Every vote counts for supporters of Proposition 39, but some votes are arguably more influential than others. One that fits into this category is the recent endorsement by President pro tempore of the California State Senate, Darrell Steinberg. Steinberg’s views will resonate with a wide audience in different ways, and there is no doubt that he has the needs of the people in mind.
Like many other leaders across California, Steinberg is optimistic for a level playing field.
Proposition 39 is all about restoring some sense of equality to the Californian job market. The major change here is the closure of that loophole and the implementation of a single sales factor for multi-state companies. The idea here is that the current landscape is completely unfair to the average Californian worker, businessman, and taxpayer. Steinberg sees no reason why out-of-state companies should enjoy tax breaks, while local entrepreneurs suffer. Business opportunities in California should favor those in the state, with improved revenue and job opportunities.
He also runs with the idea of, if other states can see the benefit here, why can’t we?
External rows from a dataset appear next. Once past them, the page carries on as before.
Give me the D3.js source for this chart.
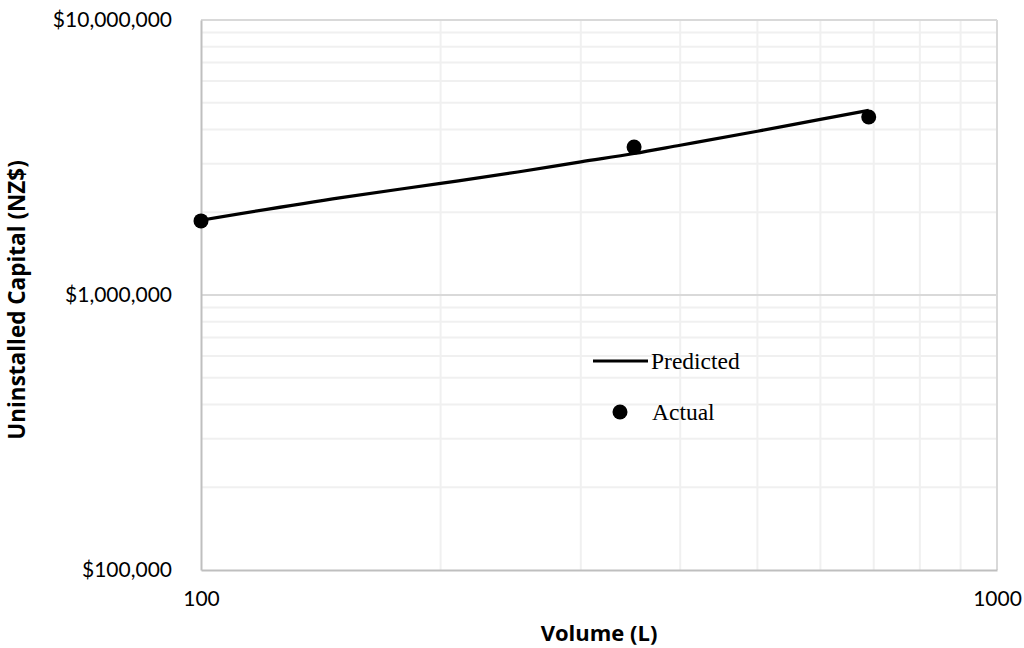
<!DOCTYPE html>
<html><head><meta charset="utf-8">
<script src="https://cdn.jsdelivr.net/npm/d3@7"></script>
<style>body{margin:0;background:#fff}svg{display:block}</style>
</head><body><svg id="c" width="1024" height="648"></svg>
<script>
const predictedX = [100,150,200,250,300,350,400,500,600,690];
const predictedY = [1870000,2260000,2546000,2800000,3050000,3270000,3505000,3940000,4350000,4690000];
const actualX = [100,350,690];
const actualY = [1860000,3450000,4440000];
const xTicks = [100,1000];
const yTicks = [100000,1000000,10000000];
const xMinor = [200,300,400,500,600,700,800,900];
const yMinor = [2e5,3e5,4e5,5e5,6e5,7e5,8e5,9e5,2e6,3e6,4e6,5e6,6e6,7e6,8e6,9e6];

const L=201,R=997,T=20,B=570;
const svg=d3.select("#c");
const x=d3.scaleLog().domain([100,1000]).range([L,R]);
const y=d3.scaleLog().domain([100000,10000000]).range([B,T]);

// minor grid
svg.append("g").selectAll("line").data(xMinor).join("line")
 .attr("x1",d=>x(d)).attr("x2",d=>x(d)).attr("y1",T).attr("y2",B)
 .attr("stroke","#f0f0f0").attr("stroke-width",2);
svg.append("g").selectAll("line").data(yMinor).join("line")
 .attr("y1",d=>y(d)).attr("y2",d=>y(d)).attr("x1",L).attr("x2",R)
 .attr("stroke","#f0f0f0").attr("stroke-width",2);
// major grid
svg.append("g").selectAll("line").data(yTicks.slice(1)).join("line")
 .attr("y1",d=>y(d)).attr("y2",d=>y(d)).attr("x1",L).attr("x2",R)
 .attr("stroke","#d9d9d9").attr("stroke-width",2);
svg.append("g").selectAll("line").data(xTicks.slice(1)).join("line")
 .attr("x1",d=>x(d)).attr("x2",d=>x(d)).attr("y1",T).attr("y2",B)
 .attr("stroke","#d9d9d9").attr("stroke-width",2);

// axes
const fmt=d=>"$"+d3.format(",")(d);
const yAxis=svg.append("g").attr("transform",`translate(${L},0)`)
 .call(d3.axisLeft(y).tickValues(yTicks).tickFormat(fmt).tickSize(0).tickPadding(29));
yAxis.select(".domain").attr("stroke","#bfbfbf").attr("stroke-width",2);
yAxis.selectAll("text").attr("font-family","Lato, 'Open Sans', sans-serif").attr("font-size",21).attr("fill","#000");
const xAxis=svg.append("g").attr("transform",`translate(0,${B})`)
 .call(d3.axisBottom(x).tickValues(xTicks).tickFormat(d3.format("d")).tickSize(0).tickPadding(21));
xAxis.select(".domain").attr("stroke","#bfbfbf").attr("stroke-width",2);
xAxis.selectAll("text").attr("font-family","Lato, 'Open Sans', sans-serif").attr("font-size",21).attr("fill","#000");

// predicted line
const line=d3.line().x((d,i)=>x(predictedX[i])).y(d=>y(d)).curve(d3.curveMonotoneX);
svg.append("path").datum(predictedY).attr("d",line).attr("fill","none").attr("stroke","#000").attr("stroke-width",3.2);
// actual points
svg.append("g").selectAll("circle").data(actualY).join("circle")
 .attr("cx",(d,i)=>x(actualX[i])).attr("cy",d=>y(d)).attr("r",7.5).attr("fill","#000");

// legend
const lg=svg.append("g");
lg.append("line").attr("x1",593).attr("x2",648).attr("y1",361).attr("y2",361).attr("stroke","#000").attr("stroke-width",3.2);
lg.append("text").attr("x",651).attr("y",369).text("Predicted").attr("font-family","'Liberation Serif', serif").attr("font-size",23.5);
lg.append("circle").attr("cx",620).attr("cy",412).attr("r",7.5).attr("fill","#000");
lg.append("text").attr("x",652).attr("y",420).text("Actual").attr("font-family","'Liberation Serif', serif").attr("font-size",23.5);

// axis titles
svg.append("text").attr("x",599).attr("y",641).attr("text-anchor","middle")
 .attr("font-family","'Open Sans', sans-serif").attr("font-weight","bold").attr("font-size",22).text("Volume (L)");
svg.append("text").attr("transform","translate(25,300) rotate(-90)").attr("text-anchor","middle")
 .attr("font-family","'Open Sans', sans-serif").attr("font-weight","bold").attr("font-size",22.5).text("Uninstalled Capital (NZ$)");
</script></body></html>
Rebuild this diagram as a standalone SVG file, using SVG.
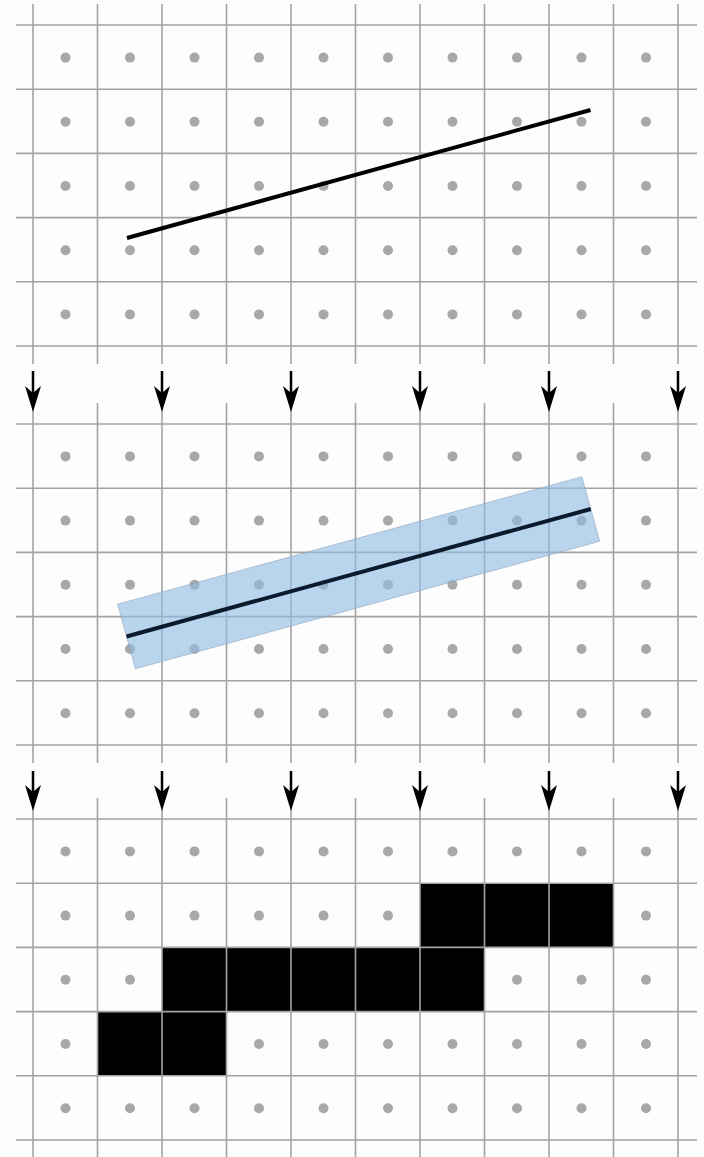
<svg xmlns="http://www.w3.org/2000/svg" xmlns:xlink="http://www.w3.org/1999/xlink" width="704" height="1157" viewBox="0 0 704 1157">
<style>
.grid line{stroke:#a3a3a3;stroke-width:1.6}
.dot{fill:#a8a8a8}
.arrow{stroke:#000;stroke-width:2.5}
.head{fill:#000}
</style>
<defs>
<g id="dotrow">
<circle class="dot" cx="65.5" cy="0" r="5"/><circle class="dot" cx="130" cy="0" r="5"/><circle class="dot" cx="194.5" cy="0" r="5"/><circle class="dot" cx="259" cy="0" r="5"/><circle class="dot" cx="323.5" cy="0" r="5"/><circle class="dot" cx="388" cy="0" r="5"/><circle class="dot" cx="452.5" cy="0" r="5"/><circle class="dot" cx="517" cy="0" r="5"/><circle class="dot" cx="581.5" cy="0" r="5"/><circle class="dot" cx="646" cy="0" r="5"/>
</g>
<g id="vlines" class="grid">
<line x1="33" y1="0" x2="33" y2="360"/><line x1="97.5" y1="0" x2="97.5" y2="360"/><line x1="162" y1="0" x2="162" y2="360"/><line x1="226.5" y1="0" x2="226.5" y2="360"/><line x1="291" y1="0" x2="291" y2="360"/><line x1="355.5" y1="0" x2="355.5" y2="360"/><line x1="420" y1="0" x2="420" y2="360"/><line x1="484.5" y1="0" x2="484.5" y2="360"/><line x1="549" y1="0" x2="549" y2="360"/><line x1="613.5" y1="0" x2="613.5" y2="360"/><line x1="678" y1="0" x2="678" y2="360"/>
</g>
<g id="hlines" class="grid">
<line x1="16" y1="0" x2="697" y2="0"/><line x1="16" y1="64.2" x2="697" y2="64.2"/><line x1="16" y1="128.4" x2="697" y2="128.4"/><line x1="16" y1="192.6" x2="697" y2="192.6"/><line x1="16" y1="256.8" x2="697" y2="256.8"/><line x1="16" y1="321" x2="697" y2="321"/>
</g>
<path id="ahead" class="head" d="M0,0 L-8,-26 L0,-19 L8,-26 Z"/>
</defs>
<rect width="704" height="1157" fill="#fdfdfd"/>

<g id="panel1">
<use xlink:href="#dotrow" y="57.6"/><use xlink:href="#dotrow" y="121.8"/><use xlink:href="#dotrow" y="186"/><use xlink:href="#dotrow" y="250.2"/><use xlink:href="#dotrow" y="314.4"/>
<use xlink:href="#vlines" y="4"/>
<use xlink:href="#hlines" y="25"/>
<line x1="127" y1="238" x2="590.5" y2="110" stroke="#000" stroke-width="4"/>
</g>

<g id="panel2">
<use xlink:href="#dotrow" y="456.4"/><use xlink:href="#dotrow" y="520.6"/><use xlink:href="#dotrow" y="584.8"/><use xlink:href="#dotrow" y="649"/><use xlink:href="#dotrow" y="713.2"/>
<use xlink:href="#vlines" y="403"/>
<use xlink:href="#hlines" y="424"/>
<line x1="126.5" y1="636.5" x2="590.8" y2="509" stroke="#8fbbe3" stroke-opacity="0.62" stroke-width="67"/>
<path d="M117.6,604.2 L581.9,476.7 L599.7,541.3 L135.4,668.8 Z" fill="none" stroke="#8aa0b8" stroke-width="0.8" stroke-opacity="0.7"/>
<line x1="126.5" y1="636.5" x2="590.8" y2="509" stroke="#0b1a2c" stroke-width="4"/>
</g>

<g id="panel3">
<use xlink:href="#dotrow" y="851.4"/><use xlink:href="#dotrow" y="915.6"/><use xlink:href="#dotrow" y="979.8"/><use xlink:href="#dotrow" y="1044"/><use xlink:href="#dotrow" y="1108.2"/>
<rect x="420" y="883.2" width="193.5" height="64.2" fill="#000"/>
<rect x="162" y="947.4" width="322.5" height="64.2" fill="#000"/>
<rect x="97.5" y="1011.6" width="129" height="64.2" fill="#000"/>
<use xlink:href="#vlines" y="798"/>
<use xlink:href="#hlines" y="819"/>
</g>

<g id="connectors">
<line class="arrow" x1="33" y1="371" x2="33" y2="396"/><use xlink:href="#ahead" x="33" y="412"/>
<line class="arrow" x1="162" y1="371" x2="162" y2="396"/><use xlink:href="#ahead" x="162" y="412"/>
<line class="arrow" x1="291" y1="371" x2="291" y2="396"/><use xlink:href="#ahead" x="291" y="412"/>
<line class="arrow" x1="420" y1="371" x2="420" y2="396"/><use xlink:href="#ahead" x="420" y="412"/>
<line class="arrow" x1="549" y1="371" x2="549" y2="396"/><use xlink:href="#ahead" x="549" y="412"/>
<line class="arrow" x1="678" y1="371" x2="678" y2="396"/><use xlink:href="#ahead" x="678" y="412"/>
<line class="arrow" x1="33" y1="771" x2="33" y2="795"/><use xlink:href="#ahead" x="33" y="811"/>
<line class="arrow" x1="162" y1="771" x2="162" y2="795"/><use xlink:href="#ahead" x="162" y="811"/>
<line class="arrow" x1="291" y1="771" x2="291" y2="795"/><use xlink:href="#ahead" x="291" y="811"/>
<line class="arrow" x1="420" y1="771" x2="420" y2="795"/><use xlink:href="#ahead" x="420" y="811"/>
<line class="arrow" x1="549" y1="771" x2="549" y2="795"/><use xlink:href="#ahead" x="549" y="811"/>
<line class="arrow" x1="678" y1="771" x2="678" y2="795"/><use xlink:href="#ahead" x="678" y="811"/>
</g>
</svg>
Steinberg is keen to point out that this issue is not new to California, as other local governments dealt with the problem in the past. However, California is one of the few to let it continue for so long. Twenty-three other states across America have already closed this loophole in their laws to enjoy the benefits. Steinberg feels that it is high time that California followed suit with this “no-brainer” approach. He has no doubt the result will mean greater competition and economic benefits for the area. He believes that the time has come to put the power in the hands of the people to deal with the issue once and for all.
Of course, there is also the added fact that there are billions of dollars in revenue to share out across the state.
There is a reliable forecast that this proposition will allow for $1 billion in revenue per year. This is the money saved by cutting off these tax breaks and favors for out-of-state companies. Leaders are set to split this revenue between public services and green energy initiatives for the first five years. This means five years of opportunities to improve local education and health facilities for workers and their families. It also provides new ventures for energy efficiency and green energy for skilled Californian workers.
The steady stream of growing support for Proposition 39 is impressive. There are many spokespeople from many organizations highlighting the potential of the measure.
Many have some vested interest in the income concerning personal gains – such as the labor leaders looking for job prospects, or the nurses after an improvement in healthcare with the revenue money. Proposition 39 is joined by educational groups, business organizations, labor unions, and other groups including the American Lung Association/California, California Alliance for Retired Americans, CA NOW, California Church IMPACT, Latin Business Association, California Labor Federation, the Los Angeles/Orange Counties Building & Construction Trades Council and the California League of Conservation Voters.
This growing list of Yes-voting politicians is important. There is the sense with some voters that there is a divide between the lawmakers and the people on this issue. They watch as lobbyists and cash incentives seem to block proposals to clear this loophole. This high-end endorsement is encouraging for all those considering their vote on Prop 39.